— Requirements —
Give an exact transcription of every line, dropping the images.

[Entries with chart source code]
━━━

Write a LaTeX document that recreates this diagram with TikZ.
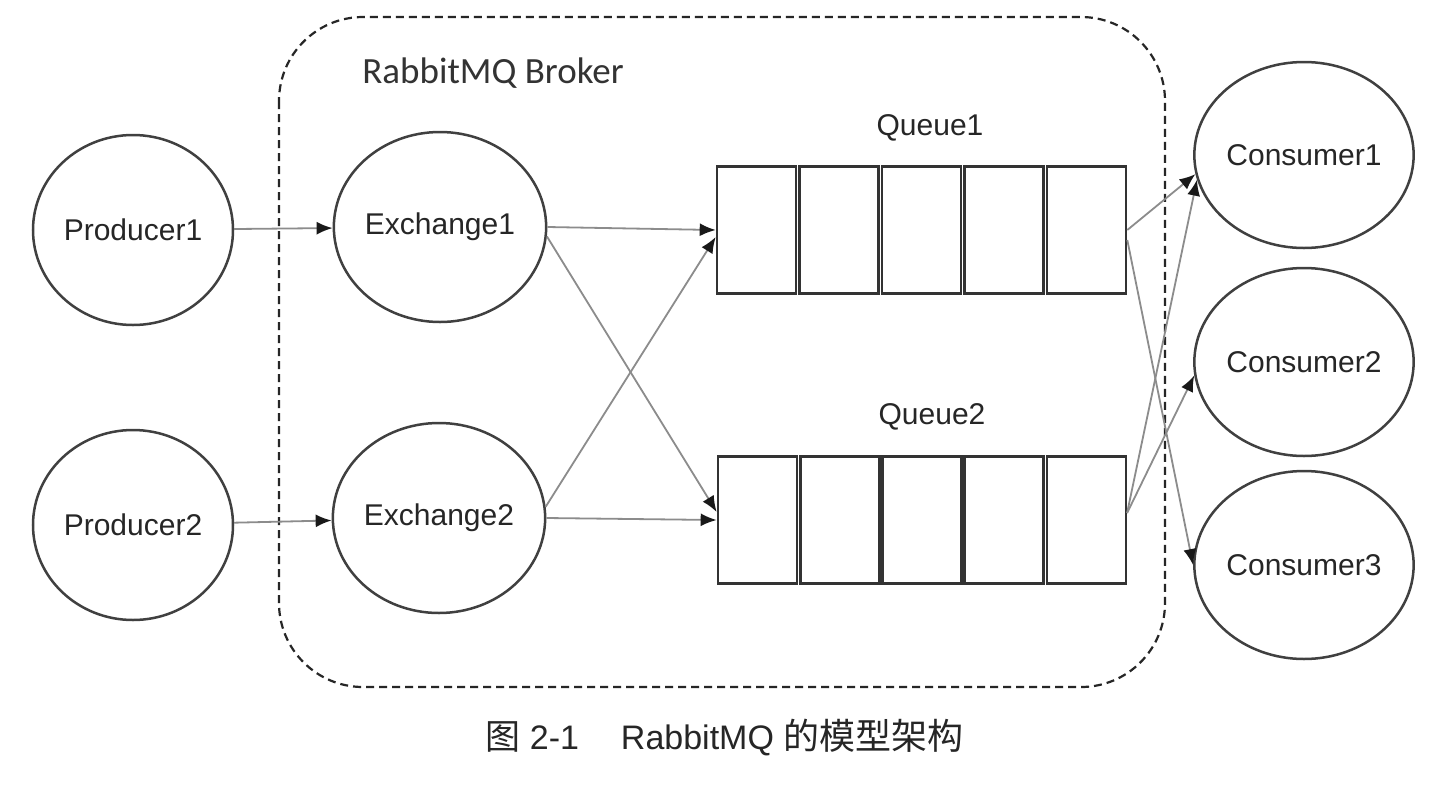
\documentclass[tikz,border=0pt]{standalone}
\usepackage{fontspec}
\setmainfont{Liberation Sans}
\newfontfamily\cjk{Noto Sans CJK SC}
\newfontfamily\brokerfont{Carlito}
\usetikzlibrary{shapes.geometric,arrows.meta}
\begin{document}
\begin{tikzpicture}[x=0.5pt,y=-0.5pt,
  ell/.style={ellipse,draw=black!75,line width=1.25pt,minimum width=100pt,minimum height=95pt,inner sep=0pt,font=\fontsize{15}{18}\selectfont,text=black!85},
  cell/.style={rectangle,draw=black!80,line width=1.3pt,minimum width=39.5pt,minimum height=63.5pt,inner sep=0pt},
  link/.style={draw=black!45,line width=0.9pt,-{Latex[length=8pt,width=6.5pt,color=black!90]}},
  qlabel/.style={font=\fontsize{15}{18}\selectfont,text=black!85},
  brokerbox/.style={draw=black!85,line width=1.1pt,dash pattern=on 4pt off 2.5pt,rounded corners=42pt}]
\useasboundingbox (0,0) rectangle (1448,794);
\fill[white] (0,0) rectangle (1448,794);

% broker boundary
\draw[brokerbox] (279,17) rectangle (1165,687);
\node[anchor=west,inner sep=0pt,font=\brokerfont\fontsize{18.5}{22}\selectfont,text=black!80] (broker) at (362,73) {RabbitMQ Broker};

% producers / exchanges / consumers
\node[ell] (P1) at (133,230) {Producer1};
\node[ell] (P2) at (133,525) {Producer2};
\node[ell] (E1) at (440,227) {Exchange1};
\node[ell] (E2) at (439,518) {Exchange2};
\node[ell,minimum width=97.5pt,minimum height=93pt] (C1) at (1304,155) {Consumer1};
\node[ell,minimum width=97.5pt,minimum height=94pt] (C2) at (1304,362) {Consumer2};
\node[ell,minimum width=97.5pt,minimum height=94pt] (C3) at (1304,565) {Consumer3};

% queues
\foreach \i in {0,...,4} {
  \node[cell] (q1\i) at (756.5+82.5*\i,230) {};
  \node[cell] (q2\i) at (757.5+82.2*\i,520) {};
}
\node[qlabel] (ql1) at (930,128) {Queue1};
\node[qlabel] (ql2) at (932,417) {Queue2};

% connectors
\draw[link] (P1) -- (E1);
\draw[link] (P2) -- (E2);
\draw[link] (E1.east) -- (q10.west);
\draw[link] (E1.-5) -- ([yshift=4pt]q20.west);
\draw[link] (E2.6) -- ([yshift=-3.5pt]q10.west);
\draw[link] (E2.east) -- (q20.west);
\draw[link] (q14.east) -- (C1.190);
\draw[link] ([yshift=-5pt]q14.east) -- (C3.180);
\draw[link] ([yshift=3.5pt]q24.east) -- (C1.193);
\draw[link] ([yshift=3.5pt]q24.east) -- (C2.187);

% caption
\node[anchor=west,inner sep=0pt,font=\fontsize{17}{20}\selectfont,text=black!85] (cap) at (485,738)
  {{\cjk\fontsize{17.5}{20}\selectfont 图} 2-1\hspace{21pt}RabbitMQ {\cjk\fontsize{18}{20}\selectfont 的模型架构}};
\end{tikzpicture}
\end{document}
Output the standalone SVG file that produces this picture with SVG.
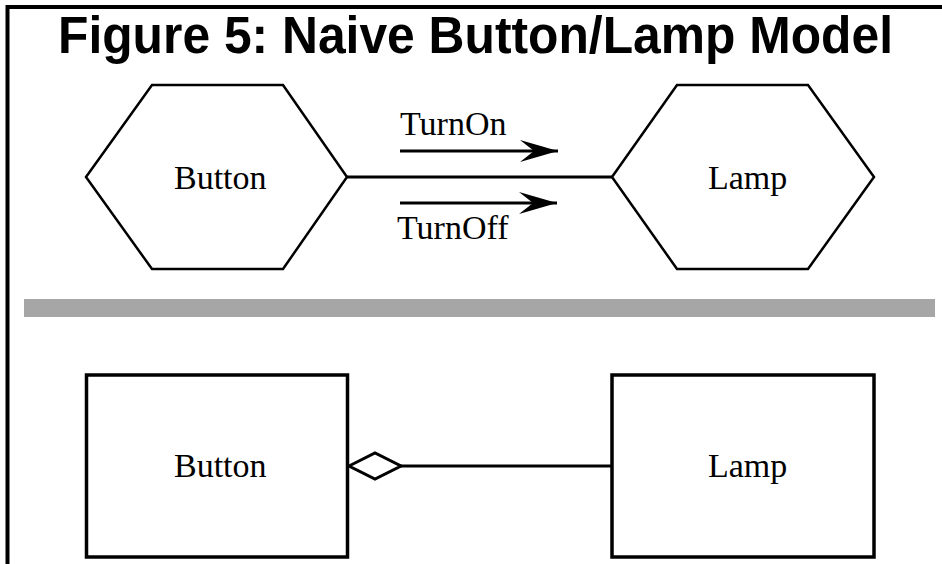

━━━

— Solution below —
Write a LaTeX document that recreates this diagram with TikZ.
\documentclass[tikz,border=0pt]{standalone}
\usepackage{fontspec}
\setmainfont{Liberation Sans}
\newfontfamily\cjk{Noto Sans CJK SC}
\newfontfamily\brokerfont{Carlito}
\usetikzlibrary{shapes.geometric,arrows.meta}
\begin{document}
\begin{tikzpicture}[x=0.5pt,y=-0.5pt,
  ell/.style={ellipse,draw=black!75,line width=1.25pt,minimum width=100pt,minimum height=95pt,inner sep=0pt,font=\fontsize{15}{18}\selectfont,text=black!85},
  cell/.style={rectangle,draw=black!80,line width=1.3pt,minimum width=39.5pt,minimum height=63.5pt,inner sep=0pt},
  link/.style={draw=black!45,line width=0.9pt,-{Latex[length=8pt,width=6.5pt,color=black!90]}},
  qlabel/.style={font=\fontsize{15}{18}\selectfont,text=black!85},
  brokerbox/.style={draw=black!85,line width=1.1pt,dash pattern=on 4pt off 2.5pt,rounded corners=42pt}]
\useasboundingbox (0,0) rectangle (1448,794);
\fill[white] (0,0) rectangle (1448,794);

% broker boundary
\draw[brokerbox] (279,17) rectangle (1165,687);
\node[anchor=west,inner sep=0pt,font=\brokerfont\fontsize{18.5}{22}\selectfont,text=black!80] (broker) at (362,73) {RabbitMQ Broker};

% producers / exchanges / consumers
\node[ell] (P1) at (133,230) {Producer1};
\node[ell] (P2) at (133,525) {Producer2};
\node[ell] (E1) at (440,227) {Exchange1};
\node[ell] (E2) at (439,518) {Exchange2};
\node[ell,minimum width=97.5pt,minimum height=93pt] (C1) at (1304,155) {Consumer1};
\node[ell,minimum width=97.5pt,minimum height=94pt] (C2) at (1304,362) {Consumer2};
\node[ell,minimum width=97.5pt,minimum height=94pt] (C3) at (1304,565) {Consumer3};

% queues
\foreach \i in {0,...,4} {
  \node[cell] (q1\i) at (756.5+82.5*\i,230) {};
  \node[cell] (q2\i) at (757.5+82.2*\i,520) {};
}
\node[qlabel] (ql1) at (930,128) {Queue1};
\node[qlabel] (ql2) at (932,417) {Queue2};

% connectors
\draw[link] (P1) -- (E1);
\draw[link] (P2) -- (E2);
\draw[link] (E1.east) -- (q10.west);
\draw[link] (E1.-5) -- ([yshift=4pt]q20.west);
\draw[link] (E2.6) -- ([yshift=-3.5pt]q10.west);
\draw[link] (E2.east) -- (q20.west);
\draw[link] (q14.east) -- (C1.190);
\draw[link] ([yshift=-5pt]q14.east) -- (C3.180);
\draw[link] ([yshift=3.5pt]q24.east) -- (C1.193);
\draw[link] ([yshift=3.5pt]q24.east) -- (C2.187);

% caption
\node[anchor=west,inner sep=0pt,font=\fontsize{17}{20}\selectfont,text=black!85] (cap) at (485,738)
  {{\cjk\fontsize{17.5}{20}\selectfont 图} 2-1\hspace{21pt}RabbitMQ {\cjk\fontsize{18}{20}\selectfont 的模型架构}};
\end{tikzpicture}
\end{document}
Output the standalone SVG file that produces this picture with SVG.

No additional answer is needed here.